Die Streitfrage zum Bestehen einer strikten Neutralitätspflicht des Arbeitgebers im Rahmen von Betriebsratswahlen ist jetzt höchstrichterlich geklärt worden.
Bislang wurde in der Kommentarliteratur überwiegend die Auffassung vertreten, dem Arbeitgeber obliege eine strikte Neutralitätspflicht im Zusammenhang mit Betriebsratswahlen. Das BAG hat nun in seiner Entscheidung vom 25.10.2017 festgestellt, dass § 20 Abs. 2 BetrVG dem Arbeitgeber gerade nicht auferlege, sich jeglicher kritischer Äußerung über den Betriebsrat oder einzelner seiner Mitglieder im Hinblick auf eine zukünftige Betriebsratswahl zu enthalten.

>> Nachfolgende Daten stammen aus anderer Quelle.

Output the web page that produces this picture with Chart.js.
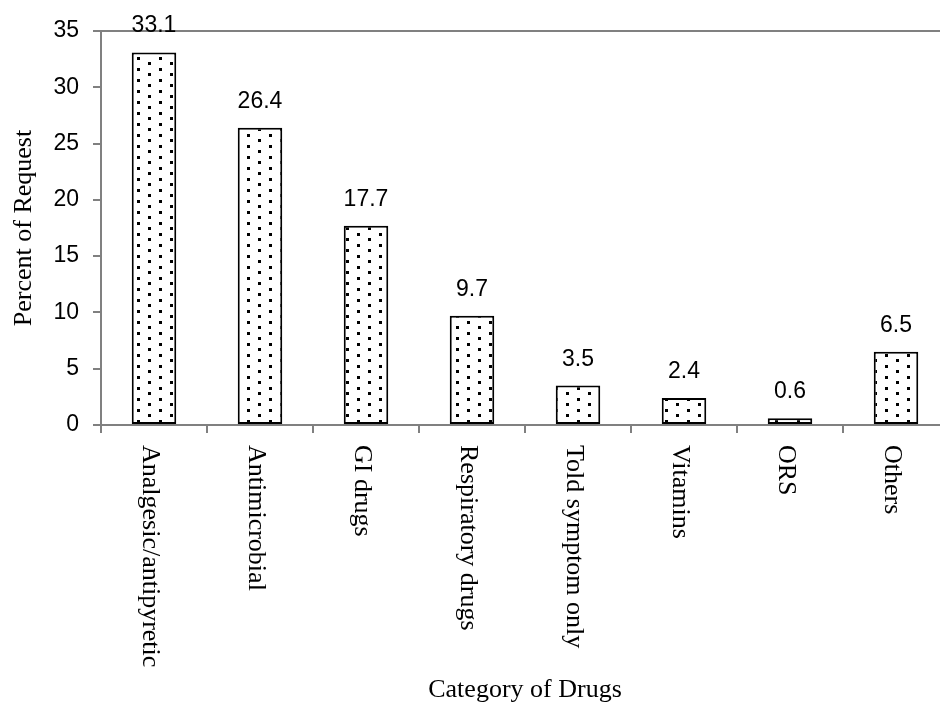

Es ging um eine Wahlanfechtung, weil im Vorfeld die Geschäftsleitung den damaligen Betriebsratsvorsitzenden kritisiert hatte. Bei einem Treffen von AT-Angestellten sei die Äußerung gefallen, der Betriebsratsvorsitzende behindere die Arbeit des Unternehmens. Ferner habe der Personalleiter angeregt, bei der nächsten Wahl eine „gescheite Liste“ aufzustellen. Dieser habe auch aufgefordert, geeignete Mitarbeiter für einen neuen Betriebsrat zu suchen und Beschäftigte angesprochen, ob sie sich zur Wahl stellen. Er fragte auch nach der Bereitschaft ggf. das Amt des Betriebsratsvorsitzenden zu übernehmen. Später habe er bei einem Führungskräftetreffen gesagt, jeder der für Frau S. stimme, begehe „Verrat“. Das BAG sah die Wahl nicht für unwirksam an. Ein Verstoß gegen wesentliche Wahlvorschriften sei nicht festzustellen. § 20 BetrVG untersage nicht jede Handlung oder Äußerung, die geeignet sein könnte, die Wahl zu beeinflussen. § 20 Abs. 2 BetrVG verbietet die Wahl des Betriebsrates durch Zufügung oder Androhung von Nachteilen oder von Gewährung oder Versprechen von Vorteilen zu beeinflussen. Damit sind nach der Vorschrift nicht alle Handlungen oder Äußerungen verboten, die geeignet sein könnten, die Wahl zu beeinflussen. Die Beeinflussung müsse vielmehr durch Zufügung oder Androhung von Nachteilen oder durch die Gewährung oder Versprechung von Vorteilen erfolgen. Das Gericht stellte fest, dass aus den Äußerungen des damaligen Geschäftsführers und des Personalleiters keine „Gesamtstrategie“ zur Wahlbeeinflussung erkennbar sei. Ihnen sei auch keine Androhung von Nachteilen oder das Versprechen von Vorteilen zu entnehmen. Die Anregung eine alternative Liste aufzustellen und das gezielte Werben für eine Kandidatur auf dieser Liste erfüllen noch nicht die Voraussetzungen einer verbotenen Wahlbeeinflussung im Sinne von § 20 Abs. 2 BetrVG.
Praxistipp:
Die Entscheidung ist aus Arbeitgebersicht zu begrüßen. Ein striktes Neutralitätsgebot wird dem Arbeitgeber nicht mehr auferlegt. Der Arbeitgeber darf sich zur Liste oder einzelnen Kandidaten äußern und auch Mitarbeiter zur Kandidatur auffordern. Unterbleiben müssen alle Handlungen und Äußerungen, die die Zufügung oder Androhung von Nachteilen oder die Gewährung oder das Versprechen von Vorteilen darstellen könnten. Wichtig ist auch die Abwägung, ob eine explizite Äußerung des Arbeitgebers zu Personen oder Listen nicht auch einen gegenteiligen Effekt entfalten könnte.